¿Acaso todos compartimos una infancia?
Leo y releo párrafos completos de La misteriosa llama de la reina Loana, de Umberto Eco y no consigo desligar los recuerdos infantiles de Yambo Bodoni, su protagonista único y tangencialmente del propio Eco, de mis propios recuerdos de la infancia.
El hombre acomodado de la urbe metropolitana que pierde la memoria por un suceso traumático y se ve obligado a reconstruirla mediante un viaje a la denostada casa de los primeros años en un pueblo en las villas cordilleranas de Italia. Una casa en Solara donde las cabras pacen en el llano,las gallinas se reparten el patio y los gusanos y una mujer hacendosa recoge los huevos, ordeña las vacas y cocina con leña. Una casa que bien podría ser en Huatabampo, al resguardo del viejo y grande patio fiel donde ahora nacen papayas nuevas en el lugar que antes ocupaba la palmera de los dátiles dulces y amielados.
El hombre que se refugia en el desván a hurgar entre las pertenencias del niño que fue para recrear al hombre que es pero que se ha olvidado de ser. Quién sabe cuántos sueños uno va llenando de polvo en el camino hasta dejarles sepultados y condenarlos al olvido inmisericorde. Quién sabe cuánto de niño uno deja guardado en cajas de cartón cuyo destino es tan insondable como la botella de plástico que arrojó al mar una niña de cuatro años en Acapulco hace mil días y termina enredándose en mis pies en San Carlos hoy. El hombre, ese hombre, puedo ser yo dentro de 40 años.
Refugiado pero también oculto para hurgar en los recuerdos de alguien que ya no soy yo. El niño que fuimos muy rara vez es el hombre que somos. En mi caso, no hay excepción. El niño que fui es muy amado por el hombre que soy, pero no existe más. Ni su inocencia, ni su energía, ni su vivacidad. Pero su recuerdo, vivo, llameante, convive con el recuerdo más cercano de la semana pasada en los labios de mi mujer y puedo invocarlo con los ojos entornados y verlo montando su bicicleta verde a través de hectáreas de trigo, por un sendero que bordeaba el arroyo y moría en el lecho de un río de aguas mansas. Puedo verlo sentado ahí, bajo unos álamos gigantes, sentado al lado de su mejor amigo -Andrés, que hace un par de días cumplió años y sólo entonces, mirando el calendario recordé que no tengo idea dónde vive, ni quién es ahora- y bebiendo sorbos de una coca cola mientras hablan de lo que un niño de 10 años piensa que es la vida.

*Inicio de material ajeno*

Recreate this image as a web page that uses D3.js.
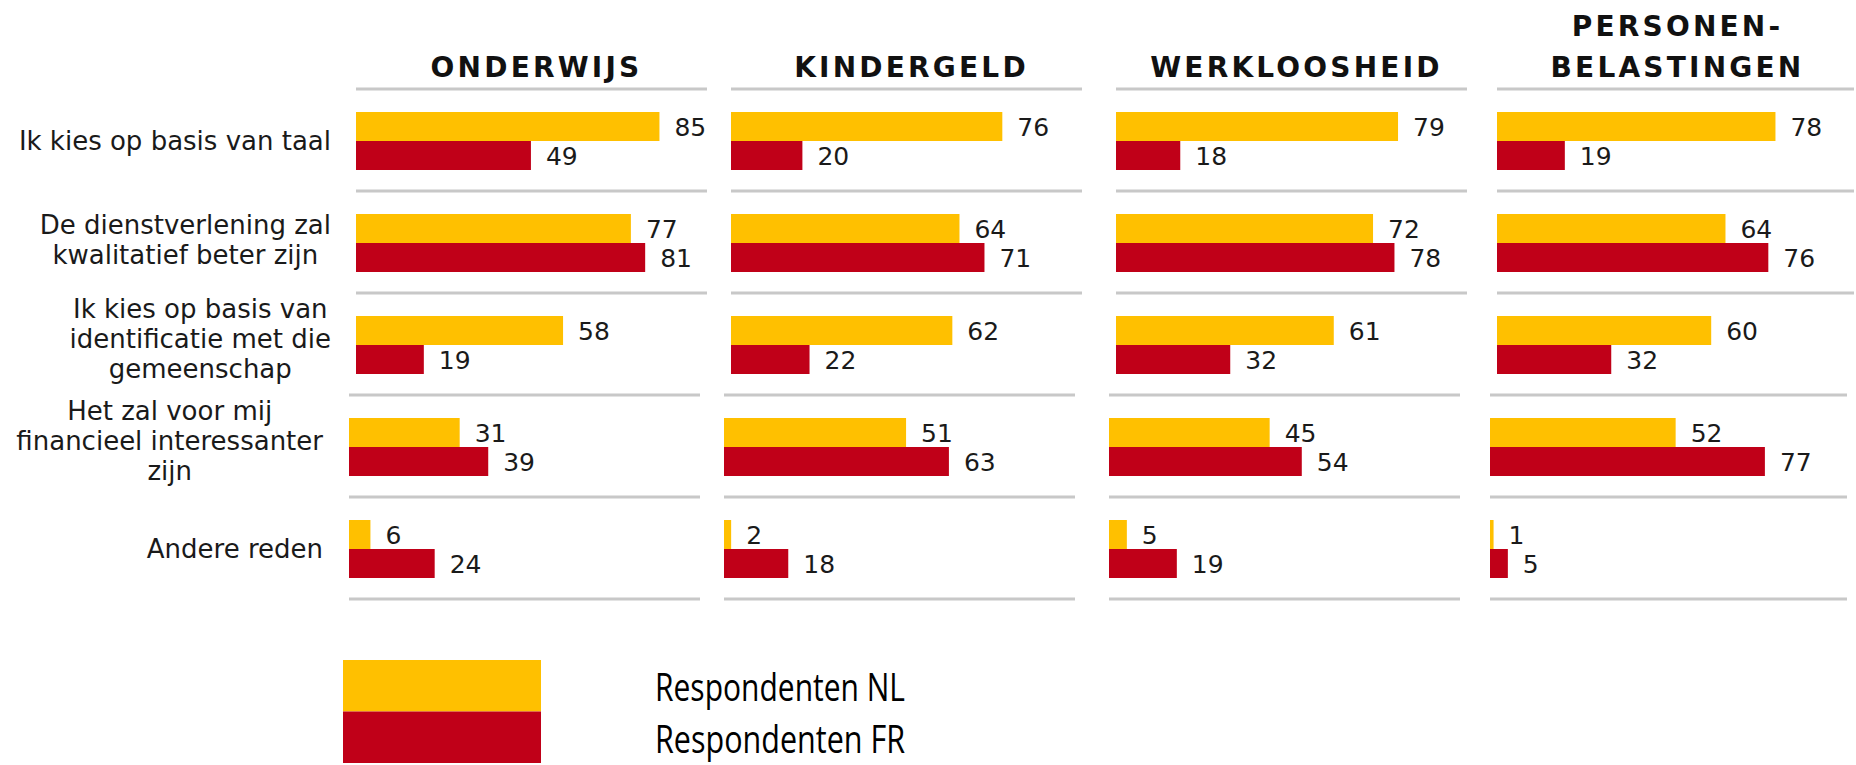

Yambo Bodoni hojea con nueva sorpresa los cómics de la infancia, de la misma forma en la que yo recorrería con placer el libro viejísimo de Las Travesuras de Floro. Él revisa los enredos de Topolino con el mismo callado reconocimiento con que yo podría recapitular centenares de Archies. Se imagina a sí mismo reconstruyendo una aventura de Flash Gordon como yo me recordaría acompañando al Fantasma por la selva del Amazonas.
Me siento Bodoni, y al mismo tiempo me siento Eco, porque también yo fui ese niño. Solo, en un mundo de adultos, en una realidad que distaba mucho de ser mi realidad (¿Qué son para un niño palabras como Guerra, Política, Bagdad, Kuwait?) y como ellos descubrí la sexualidad en el relámpago furtivo de una fotografía demasiado sugerente y conocí el latigazo del amor en una niña de pecho todavía plano y ojos claros que jamás se dignó a mirarme.
Por eso leo y releo los libros que me gustan. Por eso tolero a Eco a pesar de sus continuos alardes de erudito (que lo es) y su verborrea insaciable. Porque una historia que logra que uno mismo sea el protagonista y logre volver a contarme mi propia historia, arrojando luces en las zonas que permanecían oscuras, siempre será recompensa digna a la misión.
2 comentarios:
Una de las cosas que más envidio son las infancias felices, no porque la mía haya sido particularmente infeliz, sino porque no recuerdo los patios grandes que cuidan los sueños de los niños.
He un dato curioso: cuando era niño pensaba que no era feliz, que estaba demasiado solo y que mil cosas mas. Solo ahora, recordando la infancia, la recuerdo feliz.